I was not going to give up fighting. I continued to go to every single Parole Board hearing, sometimes twice a year. I fought because Wayne Gordon had to serve his full sentence, he could not be released after only six years. I feel if I did not attend each Parole Board hearing my daughters’ monster would have been released. I was a mother not willing to give up my fight for my innocent child.
I went to the media because I wanted to write a story to protect others from Wayne Gordon. To reach out so if there were other victims they too could come forward. He did not get name suppression, his name needed to be made public. The media were not interested in what my innocent daughter had suffered because of Wayne Gordon’s disgusting abuse. Her voice, her survival was not considered newsworthy.
Wayne Gordon was released in December 2019 after serving his full sentence of 12 years. He has served his six months parole conditions and is now a free man. He cannot be trusted. I believe that he will harm more innocent young victims. I do not believe he has served a long enough sentence. Unlike my daughter’s sentence, unlike my sentence; we will suffer for a lifetime.
My daughter who is now a grown woman still has buried inside of her the feeling no self-worth. She can function normally for days and then something will trigger all those buried feelings. She still carries the burden of Wayne Gordon’s demons. It is so unfair that Wayne Gordon’s actions, his horrific abuse still have the power to hurt her every single day. The consequences of his actions make her doubt who she really is. Her punishment goes on and on; it never leaves her.
I am so proud of my daughter and what she has become – she is a survivor and I hope one day that she will have the courage to rise above it all.

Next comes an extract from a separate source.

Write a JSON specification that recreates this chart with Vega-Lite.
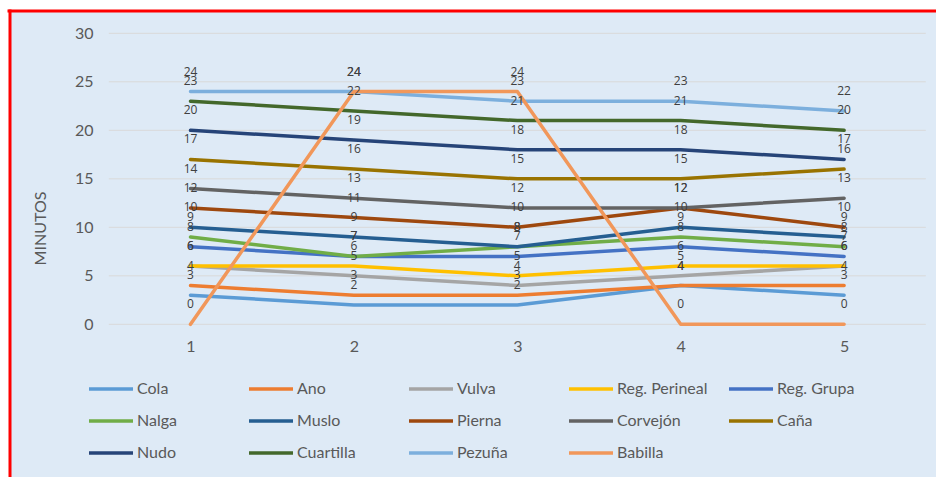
{
  "$schema": "https://vega.github.io/schema/vega-lite/v6.json",
  "width": 927,
  "height": 466,
  "autosize": {"type": "none"},
  "padding": {"left": 9, "top": 11, "right": 0, "bottom": 0},
  "background": "white",
  "config": {
    "view": {"fill": "#DEEAF6", "stroke": null},
    "font": "Lato"
  },
  "datasets": {
    "series": [
      {"serie": "Cola", "intervalo": 1, "minutos": 3}, {"serie": "Cola", "intervalo": 2, "minutos": 2}, {"serie": "Cola", "intervalo": 3, "minutos": 2}, {"serie": "Cola", "intervalo": 4, "minutos": 4}, {"serie": "Cola", "intervalo": 5, "minutos": 3},
      {"serie": "Ano", "intervalo": 1, "minutos": 4}, {"serie": "Ano", "intervalo": 2, "minutos": 3}, {"serie": "Ano", "intervalo": 3, "minutos": 3}, {"serie": "Ano", "intervalo": 4, "minutos": 4}, {"serie": "Ano", "intervalo": 5, "minutos": 4},
      {"serie": "Vulva", "intervalo": 1, "minutos": 6}, {"serie": "Vulva", "intervalo": 2, "minutos": 5}, {"serie": "Vulva", "intervalo": 3, "minutos": 4}, {"serie": "Vulva", "intervalo": 4, "minutos": 5}, {"serie": "Vulva", "intervalo": 5, "minutos": 6},
      {"serie": "Reg. Perineal", "intervalo": 1, "minutos": 6}, {"serie": "Reg. Perineal", "intervalo": 2, "minutos": 6}, {"serie": "Reg. Perineal", "intervalo": 3, "minutos": 5}, {"serie": "Reg. Perineal", "intervalo": 4, "minutos": 6}, {"serie": "Reg. Perineal", "intervalo": 5, "minutos": 6},
      {"serie": "Reg. Grupa", "intervalo": 1, "minutos": 8}, {"serie": "Reg. Grupa", "intervalo": 2, "minutos": 7}, {"serie": "Reg. Grupa", "intervalo": 3, "minutos": 7}, {"serie": "Reg. Grupa", "intervalo": 4, "minutos": 8}, {"serie": "Reg. Grupa", "intervalo": 5, "minutos": 7},
      {"serie": "Nalga", "intervalo": 1, "minutos": 9}, {"serie": "Nalga", "intervalo": 2, "minutos": 7}, {"serie": "Nalga", "intervalo": 3, "minutos": 8}, {"serie": "Nalga", "intervalo": 4, "minutos": 9}, {"serie": "Nalga", "intervalo": 5, "minutos": 8},
      {"serie": "Muslo", "intervalo": 1, "minutos": 10}, {"serie": "Muslo", "intervalo": 2, "minutos": 9}, {"serie": "Muslo", "intervalo": 3, "minutos": 8}, {"serie": "Muslo", "intervalo": 4, "minutos": 10}, {"serie": "Muslo", "intervalo": 5, "minutos": 9},
      {"serie": "Pierna", "intervalo": 1, "minutos": 12}, {"serie": "Pierna", "intervalo": 2, "minutos": 11}, {"serie": "Pierna", "intervalo": 3, "minutos": 10}, {"serie": "Pierna", "intervalo": 4, "minutos": 12}, {"serie": "Pierna", "intervalo": 5, "minutos": 10},
      {"serie": "Corvejón", "intervalo": 1, "minutos": 14}, {"serie": "Corvejón", "intervalo": 2, "minutos": 13}, {"serie": "Corvejón", "intervalo": 3, "minutos": 12}, {"serie": "Corvejón", "intervalo": 4, "minutos": 12}, {"serie": "Corvejón", "intervalo": 5, "minutos": 13},
      {"serie": "Caña", "intervalo": 1, "minutos": 17}, {"serie": "Caña", "intervalo": 2, "minutos": 16}, {"serie": "Caña", "intervalo": 3, "minutos": 15}, {"serie": "Caña", "intervalo": 4, "minutos": 15}, {"serie": "Caña", "intervalo": 5, "minutos": 16},
      {"serie": "Nudo", "intervalo": 1, "minutos": 20}, {"serie": "Nudo", "intervalo": 2, "minutos": 19}, {"serie": "Nudo", "intervalo": 3, "minutos": 18}, {"serie": "Nudo", "intervalo": 4, "minutos": 18}, {"serie": "Nudo", "intervalo": 5, "minutos": 17},
      {"serie": "Cuartilla", "intervalo": 1, "minutos": 23}, {"serie": "Cuartilla", "intervalo": 2, "minutos": 22}, {"serie": "Cuartilla", "intervalo": 3, "minutos": 21}, {"serie": "Cuartilla", "intervalo": 4, "minutos": 21}, {"serie": "Cuartilla", "intervalo": 5, "minutos": 20},
      {"serie": "Pezuña", "intervalo": 1, "minutos": 24}, {"serie": "Pezuña", "intervalo": 2, "minutos": 24}, {"serie": "Pezuña", "intervalo": 3, "minutos": 23}, {"serie": "Pezuña", "intervalo": 4, "minutos": 23}, {"serie": "Pezuña", "intervalo": 5, "minutos": 22},
      {"serie": "Babilla", "intervalo": 1, "minutos": 0}, {"serie": "Babilla", "intervalo": 2, "minutos": 24}, {"serie": "Babilla", "intervalo": 3, "minutos": 24}, {"serie": "Babilla", "intervalo": 4, "minutos": 0}, {"serie": "Babilla", "intervalo": 5, "minutos": 0}
    ],
    "grid": [
      {"minutos": 0}, {"minutos": 5}, {"minutos": 10}, {"minutos": 15}, {"minutos": 20}, {"minutos": 25}, {"minutos": 30}
    ]
  },
  "layer": [
    {
      "data": {"name": "grid"},
      "mark": {"type": "rule", "color": "#D9D9D9", "strokeWidth": 1},
      "encoding": {
        "x": {"datum": 0.5, "type": "quantitative"},
        "x2": {"datum": 5.5},
        "y": {
          "field": "minutos", "type": "quantitative",
          "scale": {"domain": [-15.74, 32.3], "nice": false, "zero": false},
          "axis": {
            "values": [0, 5, 10, 15, 20, 25, 30],
            "grid": false, "ticks": false, "tickSize": 0, "domain": false,
            "labelPadding": -84, "labelFontSize": 16, "labelColor": "#595959", "labelFont": "Lato",
            "title": "MINUTOS", "titleFont": "Lato", "titleFontSize": 16, "titleFontWeight": "normal", "titleColor": "#595959",
            "titleX": 31, "titleY": 217, "titleAngle": -90, "titleBaseline": "middle", "titleAlign": "center"
          }
        }
      }
    },
    {
      "data": {"values": [{}]},
      "mark": {"type": "rule", "color": "#FF0000", "strokeWidth": 3, "strokeCap": "square"},
      "encoding": {
        "y": {"datum": 32.3, "type": "quantitative"}
      }
    },
    {
      "data": {"values": [{}]},
      "mark": {"type": "rule", "color": "#FF0000", "strokeWidth": 3, "strokeCap": "square"},
      "encoding": {
        "x": {"datum": -0.1047, "type": "quantitative"}
      }
    },
    {
      "data": {"name": "series"},
      "mark": {"type": "line", "strokeWidth": 3.5, "strokeCap": "round", "strokeJoin": "round"},
      "encoding": {
        "x": {
          "field": "intervalo", "type": "quantitative",
          "scale": {"domain": [-0.1108, 5.5624], "nice": false, "zero": false},
          "axis": {"orient": "bottom", "values": [1, 2, 3, 4, 5], "format": "d", "domain": false, "ticks": false, "tickSize": 0, "grid": false, "title": null,
                   "labelPadding": -131, "labelBaseline": "middle", "labelFontSize": 16, "labelColor": "#595959", "labelFont": "Lato"}
        },
        "y": {"field": "minutos", "type": "quantitative"},
        "color": {
          "field": "serie", "type": "nominal",
          "scale": {
            "domain": ["Cola", "Ano", "Vulva", "Reg. Perineal", "Reg. Grupa", "Nalga", "Muslo", "Pierna", "Corvejón", "Caña", "Nudo", "Cuartilla", "Pezuña", "Babilla"],
            "range": ["#5B9BD5", "#ED7D31", "#A5A5A5", "#FFC000", "#4472C4", "#70AD47", "#255E91", "#9E480E", "#636363", "#997300", "#264478", "#43682B", "#7CAFDD", "#F1975A"]
          },
          "legend": {
            "orient": "none", "legendX": 78, "legendY": 354, "direction": "horizontal", "columns": 5,
            "title": null, "padding": 0, "gridAlign": "all", "columnPadding": 14, "rowPadding": -8.5,
            "symbolType": "stroke", "symbolSize": 1936, "symbolStrokeWidth": 3.5, "labelOffset": 2,
            "labelFontSize": 16, "labelColor": "#595959", "labelFont": "Lato", "labelLimit": 200
          }
        }
      }
    },
    {
      "data": {"name": "series"},
      "mark": {"type": "text", "dy": -20, "fontSize": 12, "font": "Open Sans", "color": "#404040", "baseline": "middle", "align": "center"},
      "encoding": {
        "x": {"field": "intervalo", "type": "quantitative"},
        "y": {"field": "minutos", "type": "quantitative"},
        "text": {"field": "minutos", "type": "quantitative"}
      }
    }
  ]
}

As a mother I ask all those innocent victims who have been harmed, to please speak up. Talk to a trusted adult. Our children need to be safe. By speaking up you may save another innocent victim from being abused. It will be hard but disclosing the truth can also be extremely empowering. To all the parents who have children who have been sexually abused please keep fighting; your children need your strength. Believe what your children are telling you. Seek the justice they so rightfully deserve. Attend every Parole Board hearing, fight to stop these abusers being released back into our communities.
We need the media to let everybody know who these offenders are. To print the details of what each offender has done. To openly warn others about the risk of associating with monsters like Wayne Gordon. I would hate another family to experience what we have. The devastation is overwhelming.